Canonical transcripts are defined by a number of rules which for most species boils 
down to the longest transcript wins. However some species, like human, have a more 
complicated assignment method:

- if a gene has protein producing transcripts & divide into groups
		- Group A: protein_coding biotype transcripts in CCDS
		- Group B: take protein_coding biotype transcripts in havana
		- Group C: take protein producing biotypes in havana
		- Group D: remaining protein producing biotypes

Order these sets by length & then ask in order for a transcript i.e. if group A had 
no transcripts but group B had 2 transcripts then we would use the longest from B. 
Equality to CCDS is based on an identical exon coding model.

- if a gene has no protein producing transcripts
		- Group A: take transcripts in havana
		- Group B: all other transcripts

Apply the same rules but using just groups A & B.

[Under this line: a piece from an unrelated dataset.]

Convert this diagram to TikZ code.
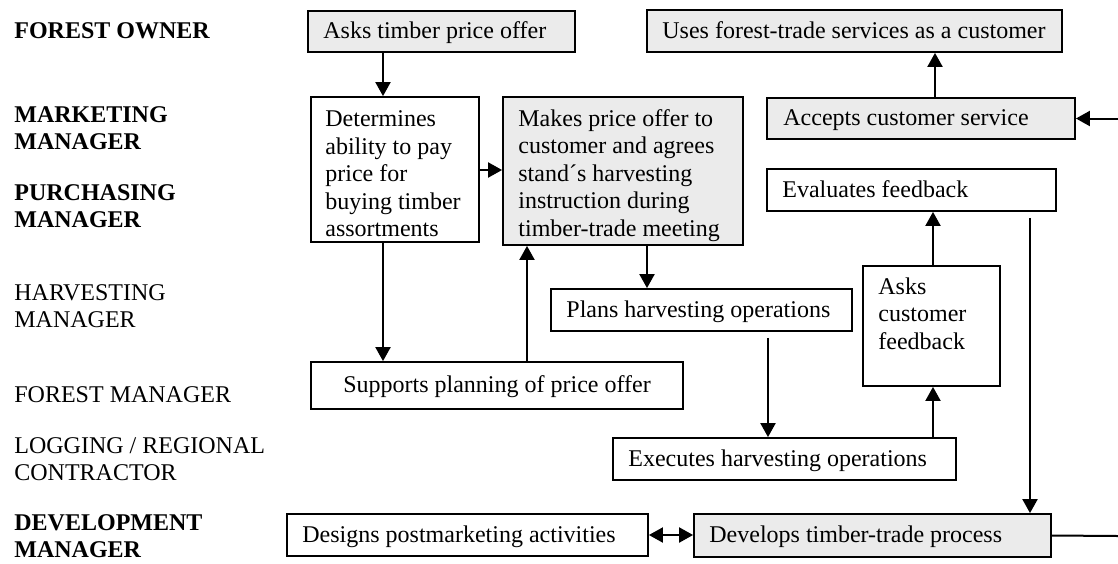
\documentclass[tikz,border=0pt]{standalone}
\usepackage{fontspec}
\setmainfont{Liberation Serif}
\usetikzlibrary{arrows.meta}

% A box given by its corners (x1,y1) and (x2,y2): \panel{style}{x1}{y1}{x2}{y2}{name}
\newcommand\panel[6]{%
  \node[#1, minimum width={(#4-#2)*0.5pt}, minimum height={(#5-#3)*0.5pt}]
    (#6) at ({(#2+#4)/2},{(#3+#5)/2}) {};}

\begin{document}
\begin{tikzpicture}[x=0.5pt, y=-0.5pt,
  frame/.style={draw, line width=0.9pt, inner sep=0pt},
  shaded/.style={frame, fill=black!8},
  plain/.style={frame, fill=white},
  % multi-line texts are placed by the baseline of their last line
  txt/.style={anchor=base west, inner sep=0pt, font=\fontsize{12}{13.7}\selectfont, align=left},
  role/.style={anchor=base west, inner sep=0pt, font=\fontsize{12}{13.3}\selectfont, align=left},
  boldrole/.style={role, font=\bfseries\fontsize{12}{13.3}\selectfont},
  flow/.style={line width=1pt, -{Triangle[length=7pt, width=7.5pt]}},
  twoway/.style={line width=1pt, {Triangle[length=7pt, width=7.5pt]}-{Triangle[length=7pt, width=7.5pt]}},
  link/.style={line width=1pt}]

\useasboundingbox (0,0) rectangle (1118,563);

% roles, one per row
\node[boldrole] (r1) at (14,38) {FOREST OWNER};
\node[boldrole] (r2) at (14,149) {MARKETING\\MANAGER};
\node[boldrole] (r3) at (14,227) {PURCHASING\\MANAGER};
\node[role] (r4) at (14,327) {HARVESTING\\MANAGER};
\node[role] (r5) at (14,402) {FOREST MANAGER};
\node[role] (r6) at (14,480) {LOGGING / REGIONAL\\CONTRACTOR};
\node[boldrole] (r7) at (14,557) {DEVELOPMENT\\MANAGER};

% activity boxes
\panel{shaded}{308}{11}{575}{52}{ask}
\panel{shaded}{647}{10}{1062}{52}{uses}
\panel{plain}{311}{97}{479}{242}{det}
\panel{shaded}{503}{97}{743}{245}{mk}
\panel{shaded}{767}{98}{1075}{139}{acc}
\panel{plain}{767}{169}{1056}{211}{eval}
\panel{plain}{551}{289}{852}{331}{plan}
\panel{plain}{863}{266}{1000}{386}{acf}
\panel{plain}{311}{362}{683}{409}{sup}
\panel{plain}{613}{438}{956}{480}{exec}
\panel{plain}{287}{514}{648}{556}{des}
\panel{shaded}{694}{514}{1051}{557}{dev}

% box texts
\node[txt] (ask-t) at (323,38.5) {Asks timber price offer};
\node[txt] (uses-t) at (662,38) {Uses forest-trade services as a customer};
\node[txt] (det-t) at (325,236.5) {Determines\\ability to pay\\price for\\buying timber\\assortments};
\node[txt] (mk-t) at (518,236) {Makes price offer to\\customer and agrees\\stand´s harvesting\\instruction during\\timber-trade meeting};
\node[txt] (acc-t) at (783,125.5) {Accepts customer service};
\node[txt] (eval-t) at (782,197) {Evaluates feedback};
\node[txt] (plan-t) at (566,317) {Plans harvesting operations};
\node[txt] (acf-t) at (878,349) {Asks\\customer\\feedback};
\node[txt, anchor=base] (sup-t) at (497,392.5) {Supports planning of price offer};
\node[txt] (exec-t) at (628,466) {Executes harvesting operations};
\node[txt] (des-t) at (302,542) {Designs postmarketing activities};
\node[txt] (dev-t) at (709,542.5) {Develops timber-trade process};

% loose ends at the right margin
\coordinate (eastIn) at (1118,118.5);
\coordinate (eastOut) at (1118,536);

% connectors
\draw[flow] (ask.south -| 383,0) -- (det.north -| 383,0);
\draw[flow] (det.east |- 0,170) -- (mk.west |- 0,170);
\draw[flow] (det.south -| 383,0) -- (sup.north -| 383,0);
\draw[flow] (sup.north -| 527,0) -- (mk.south -| 527,0);
\draw[flow] (mk.south -| 647,0) -- (plan.north -| 647,0);
\draw[flow, shorten <=3pt] (plan.south -| 768,0) -- (exec.north -| 768,0);
\draw[flow] (exec.north -| 933,0) -- (acf.south -| 933,0);
\draw[flow] (acf.north -| 933,0) -- (eval.south -| 933,0);
\draw[flow, shorten <=3pt] (eval.south -| 1030,0) -- (dev.north -| 1030,0);
\draw[flow] (acc.north -| 935,0) -- (uses.south -| 935,0);
\draw[twoway] (des.east) -- (des.east -| dev.west);
\draw[link] (dev.east) -- (eastOut);
\draw[flow] (eastIn) -- (acc.east);

\end{tikzpicture}
\end{document}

Just adding more information to how a canonical transcript for a gene has chosen:

We take the longest CCDS model in each gene, if none available then the longest coding Ensembl-Havana 
merged transcript is chosen. If no merged transcript is present, we take the longest coding transcript 
regardless of their source; this can be either an Ensembl or a Havana transcript. 
Finally, if there are no coding transcripts in the gene, the longest non-coding transcript is selected.